To be done :: Word for word, give the material below again, minus any images.

Data segment ::
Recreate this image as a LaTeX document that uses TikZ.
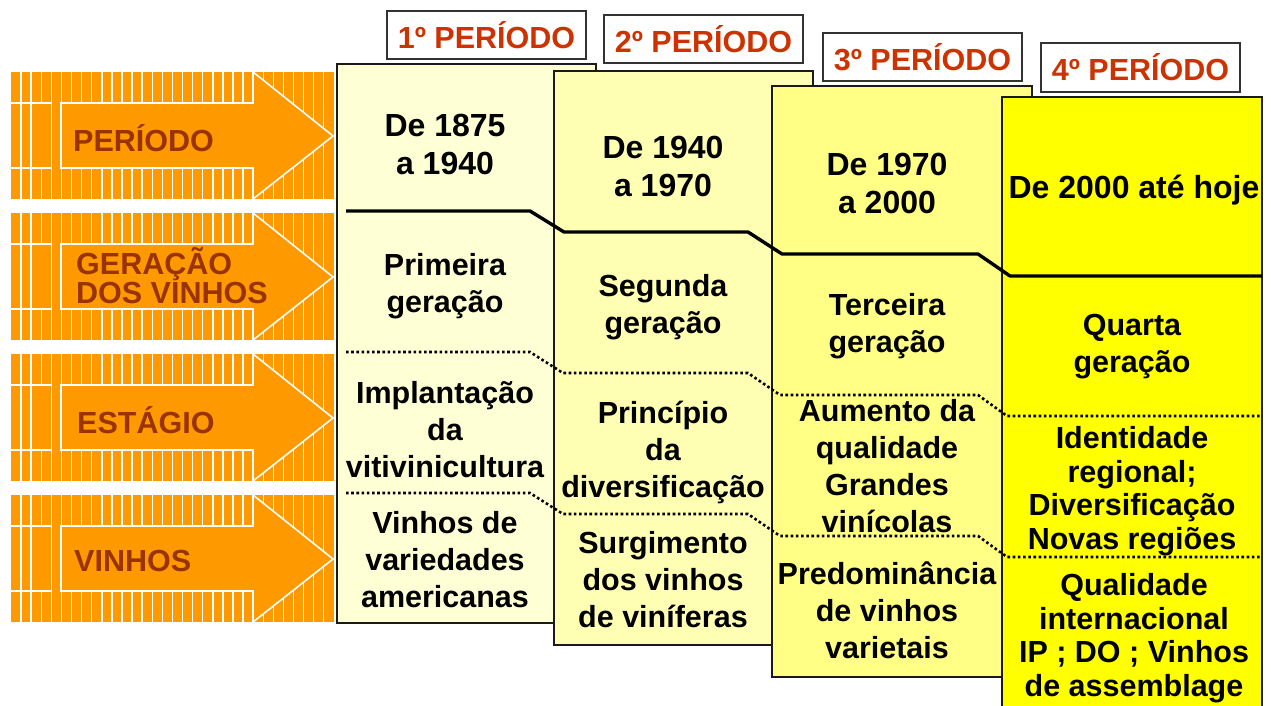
\documentclass[tikz,border=0pt]{standalone}
\usepackage{fontspec}
\setmainfont{Liberation Sans}
\definecolor{orangeA}{HTML}{FF9900}
\definecolor{brownA}{HTML}{993300}
\definecolor{redA}{HTML}{CC3300}
\definecolor{boxA}{HTML}{FFFFD6}
\definecolor{boxB}{HTML}{FFFFB3}
\definecolor{boxC}{HTML}{FFFF85}
\definecolor{boxD}{HTML}{FFFF00}
\definecolor{edgeA}{HTML}{1A1A1A}
\begin{document}
\begin{tikzpicture}[x=1pt,y=-1pt,
  stripe/.style={white,line width=1.4pt},
  arrowshape/.style={fill=orangeA,draw=white,line width=1.6pt,line join=miter},
  lefttxt/.style={anchor=west,text=brownA,font=\fontsize{30.5}{29}\selectfont\bfseries,align=left,inner sep=0pt},
  coltxt/.style={align=center,font=\fontsize{30.5}{37}\selectfont\bfseries,inner sep=0pt},
  datetxt/.style={align=center,font=\fontsize{32}{37.5}\selectfont\bfseries,inner sep=0pt},
  tighttxt/.style={align=center,font=\fontsize{30.5}{33.5}\selectfont\bfseries,inner sep=0pt},
  colbox/.style={draw=edgeA,line width=1.6pt},
  hdr/.style={draw=black!80,line width=2pt,fill=white,text=redA,font=\fontsize{30.5}{36}\selectfont\bfseries,minimum width=199pt,minimum height=48pt,inner sep=0pt},
  solidline/.style={black,line width=3.4pt,line join=round},
  dotline/.style={black,line width=2.6pt,dash pattern=on 2.6pt off 2.6pt}
]
\useasboundingbox (0,0) rectangle (1271,706);
\fill[white] (0,0) rectangle (1271,706);

% ---- left striped arrows ----
\foreach \T/\i in {72/1,213/2,354/3,495/4}{
  \fill[orangeA] (11,\T) rectangle (334,\T+127);
  \foreach \k in {1,...,31}{
    \draw[stripe] ({11+\k*10.09},\T) -- ({11+\k*10.09},\T+127);
  }
  \fill[orangeA] (32,\T+32) rectangle (49.8,\T+95);
  \draw[stripe] (11,\T+31) -- (51.5,\T+31);
  \draw[stripe] (11,\T+96) -- (51.5,\T+96);
  \draw[arrowshape] (61,\T+31) -- (253,\T+31) -- (253,\T) -- (333,\T+64)
     -- (253,\T+127) -- (253,\T+96) -- (61,\T+96) -- cycle;
}
\node[lefttxt] (l1) at (73,138) {PERÍODO};
\node[lefttxt] (l2) at (76,276) {GERAÇÃO\\DOS VINHOS};
\node[lefttxt] (l3) at (77,420) {ESTÁGIO};
\node[lefttxt] (l4) at (74,561) {VINHOS};

% ---- column boxes ----
\draw[colbox,fill=boxA] (337,64) rectangle (596,623);
\draw[colbox,fill=boxB] (554,71) rectangle (813,645);
\draw[colbox,fill=boxC] (772,86) rectangle (1032,677);
\draw[colbox,fill=boxD] (1002,97) rectangle (1262,720);

% ---- period headers ----
\node[hdr] (h1) at (486.5,35) {1º PERÍODO};
\node[hdr] (h2) at (703.5,39) {2º PERÍODO};
\node[hdr] (h3) at (922.5,57) {3º PERÍODO};
\node[hdr,minimum height=49pt] (h4) at (1140.5,67.5) {4º PERÍODO};

% ---- separating lines ----
\coordinate (s1) at (346,211); \coordinate (s2) at (530,211);
\coordinate (s3) at (564,232); \coordinate (s4) at (748,232);
\coordinate (s5) at (782,254); \coordinate (s6) at (978,254);
\coordinate (s7) at (1010,276); \coordinate (s8) at (1262,276);
\draw[solidline] (s1) -- (s2) -- (s3) -- (s4) -- (s5) -- (s6) -- (s7) -- (s8);

\coordinate (a1) at (346,352); \coordinate (a2) at (530,352);
\coordinate (a3) at (563,373); \coordinate (a4) at (748,373);
\coordinate (a5) at (780,395); \coordinate (a6) at (978,395);
\coordinate (a7) at (1007,416); \coordinate (a8) at (1262,416);
\draw[dotline] (a1) -- (a2) -- (a3) -- (a4) -- (a5) -- (a6) -- (a7) -- (a8);

\coordinate (b1) at (346,493); \coordinate (b2) at (530,493);
\coordinate (b3) at (563,514); \coordinate (b4) at (748,514);
\coordinate (b5) at (780,536); \coordinate (b6) at (978,536);
\coordinate (b7) at (1007,557); \coordinate (b8) at (1262,557);
\draw[dotline] (b1) -- (b2) -- (b3) -- (b4) -- (b5) -- (b6) -- (b7) -- (b8);

% ---- column 1 ----
\node[datetxt] (c1a) at (445,144.5) {De 1875\\a 1940};
\node[coltxt] (c1b) at (445,286) {Primeira\\geração};
\node[coltxt] (c1c) at (445,430) {Implantação\\da\\vitivinicultura};
\node[coltxt] (c1d) at (445,560) {Vinhos de\\variedades\\americanas};

% ---- column 2 ----
\node[datetxt] (c2a) at (663,166.5) {De 1940\\a 1970};
\node[coltxt] (c2b) at (663,307) {Segunda\\geração};
\node[coltxt] (c2c) at (663,452) {Princípio\\da\\diversificação};
\node[coltxt] (c2d) at (663,580) {Surgimento\\dos vinhos\\de viníferas};

% ---- column 3 ----
\node[datetxt] (c3a) at (887,183.5) {De 1970\\a 2000};
\node[coltxt] (c3b) at (887,326) {Terceira\\geração};
\node[coltxt] (c3c) at (887,466) {Aumento da\\qualidade\\Grandes\\vinícolas};
\node[coltxt] (c3d) at (887,610) {Predominância\\de vinhos\\varietais};

% ---- column 4 ----
\node[datetxt] (c4a) at (1134,190) {De 2000 até hoje};
\node[coltxt] (c4b) at (1132,347) {Quarta\\geração};
\node[tighttxt] (c4c) at (1132,491) {Identidade\\regional;\\Diversificação\\Novas regiões};
\node[tighttxt] (c4d) at (1134,638) {Qualidade\\internacional\\IP ; DO ; Vinhos\\de assemblage};
\end{tikzpicture}
\end{document}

Task solution ::
Recreate this image as a LaTeX document that uses TikZ.
\documentclass[tikz,border=0pt]{standalone}
\usepackage{fontspec}
\setmainfont{Liberation Sans}
\definecolor{orangeA}{HTML}{FF9900}
\definecolor{brownA}{HTML}{993300}
\definecolor{redA}{HTML}{CC3300}
\definecolor{boxA}{HTML}{FFFFD6}
\definecolor{boxB}{HTML}{FFFFB3}
\definecolor{boxC}{HTML}{FFFF85}
\definecolor{boxD}{HTML}{FFFF00}
\definecolor{edgeA}{HTML}{1A1A1A}
\begin{document}
\begin{tikzpicture}[x=1pt,y=-1pt,
  stripe/.style={white,line width=1.4pt},
  arrowshape/.style={fill=orangeA,draw=white,line width=1.6pt,line join=miter},
  lefttxt/.style={anchor=west,text=brownA,font=\fontsize{30.5}{29}\selectfont\bfseries,align=left,inner sep=0pt},
  coltxt/.style={align=center,font=\fontsize{30.5}{37}\selectfont\bfseries,inner sep=0pt},
  datetxt/.style={align=center,font=\fontsize{32}{37.5}\selectfont\bfseries,inner sep=0pt},
  tighttxt/.style={align=center,font=\fontsize{30.5}{33.5}\selectfont\bfseries,inner sep=0pt},
  colbox/.style={draw=edgeA,line width=1.6pt},
  hdr/.style={draw=black!80,line width=2pt,fill=white,text=redA,font=\fontsize{30.5}{36}\selectfont\bfseries,minimum width=199pt,minimum height=48pt,inner sep=0pt},
  solidline/.style={black,line width=3.4pt,line join=round},
  dotline/.style={black,line width=2.6pt,dash pattern=on 2.6pt off 2.6pt}
]
\useasboundingbox (0,0) rectangle (1271,706);
\fill[white] (0,0) rectangle (1271,706);

% ---- left striped arrows ----
\foreach \T/\i in {72/1,213/2,354/3,495/4}{
  \fill[orangeA] (11,\T) rectangle (334,\T+127);
  \foreach \k in {1,...,31}{
    \draw[stripe] ({11+\k*10.09},\T) -- ({11+\k*10.09},\T+127);
  }
  \fill[orangeA] (32,\T+32) rectangle (49.8,\T+95);
  \draw[stripe] (11,\T+31) -- (51.5,\T+31);
  \draw[stripe] (11,\T+96) -- (51.5,\T+96);
  \draw[arrowshape] (61,\T+31) -- (253,\T+31) -- (253,\T) -- (333,\T+64)
     -- (253,\T+127) -- (253,\T+96) -- (61,\T+96) -- cycle;
}
\node[lefttxt] (l1) at (73,138) {PERÍODO};
\node[lefttxt] (l2) at (76,276) {GERAÇÃO\\DOS VINHOS};
\node[lefttxt] (l3) at (77,420) {ESTÁGIO};
\node[lefttxt] (l4) at (74,561) {VINHOS};

% ---- column boxes ----
\draw[colbox,fill=boxA] (337,64) rectangle (596,623);
\draw[colbox,fill=boxB] (554,71) rectangle (813,645);
\draw[colbox,fill=boxC] (772,86) rectangle (1032,677);
\draw[colbox,fill=boxD] (1002,97) rectangle (1262,720);

% ---- period headers ----
\node[hdr] (h1) at (486.5,35) {1º PERÍODO};
\node[hdr] (h2) at (703.5,39) {2º PERÍODO};
\node[hdr] (h3) at (922.5,57) {3º PERÍODO};
\node[hdr,minimum height=49pt] (h4) at (1140.5,67.5) {4º PERÍODO};

% ---- separating lines ----
\coordinate (s1) at (346,211); \coordinate (s2) at (530,211);
\coordinate (s3) at (564,232); \coordinate (s4) at (748,232);
\coordinate (s5) at (782,254); \coordinate (s6) at (978,254);
\coordinate (s7) at (1010,276); \coordinate (s8) at (1262,276);
\draw[solidline] (s1) -- (s2) -- (s3) -- (s4) -- (s5) -- (s6) -- (s7) -- (s8);

\coordinate (a1) at (346,352); \coordinate (a2) at (530,352);
\coordinate (a3) at (563,373); \coordinate (a4) at (748,373);
\coordinate (a5) at (780,395); \coordinate (a6) at (978,395);
\coordinate (a7) at (1007,416); \coordinate (a8) at (1262,416);
\draw[dotline] (a1) -- (a2) -- (a3) -- (a4) -- (a5) -- (a6) -- (a7) -- (a8);

\coordinate (b1) at (346,493); \coordinate (b2) at (530,493);
\coordinate (b3) at (563,514); \coordinate (b4) at (748,514);
\coordinate (b5) at (780,536); \coordinate (b6) at (978,536);
\coordinate (b7) at (1007,557); \coordinate (b8) at (1262,557);
\draw[dotline] (b1) -- (b2) -- (b3) -- (b4) -- (b5) -- (b6) -- (b7) -- (b8);

% ---- column 1 ----
\node[datetxt] (c1a) at (445,144.5) {De 1875\\a 1940};
\node[coltxt] (c1b) at (445,286) {Primeira\\geração};
\node[coltxt] (c1c) at (445,430) {Implantação\\da\\vitivinicultura};
\node[coltxt] (c1d) at (445,560) {Vinhos de\\variedades\\americanas};

% ---- column 2 ----
\node[datetxt] (c2a) at (663,166.5) {De 1940\\a 1970};
\node[coltxt] (c2b) at (663,307) {Segunda\\geração};
\node[coltxt] (c2c) at (663,452) {Princípio\\da\\diversificação};
\node[coltxt] (c2d) at (663,580) {Surgimento\\dos vinhos\\de viníferas};

% ---- column 3 ----
\node[datetxt] (c3a) at (887,183.5) {De 1970\\a 2000};
\node[coltxt] (c3b) at (887,326) {Terceira\\geração};
\node[coltxt] (c3c) at (887,466) {Aumento da\\qualidade\\Grandes\\vinícolas};
\node[coltxt] (c3d) at (887,610) {Predominância\\de vinhos\\varietais};

% ---- column 4 ----
\node[datetxt] (c4a) at (1134,190) {De 2000 até hoje};
\node[coltxt] (c4b) at (1132,347) {Quarta\\geração};
\node[tighttxt] (c4c) at (1132,491) {Identidade\\regional;\\Diversificação\\Novas regiões};
\node[tighttxt] (c4d) at (1134,638) {Qualidade\\internacional\\IP ; DO ; Vinhos\\de assemblage};
\end{tikzpicture}
\end{document}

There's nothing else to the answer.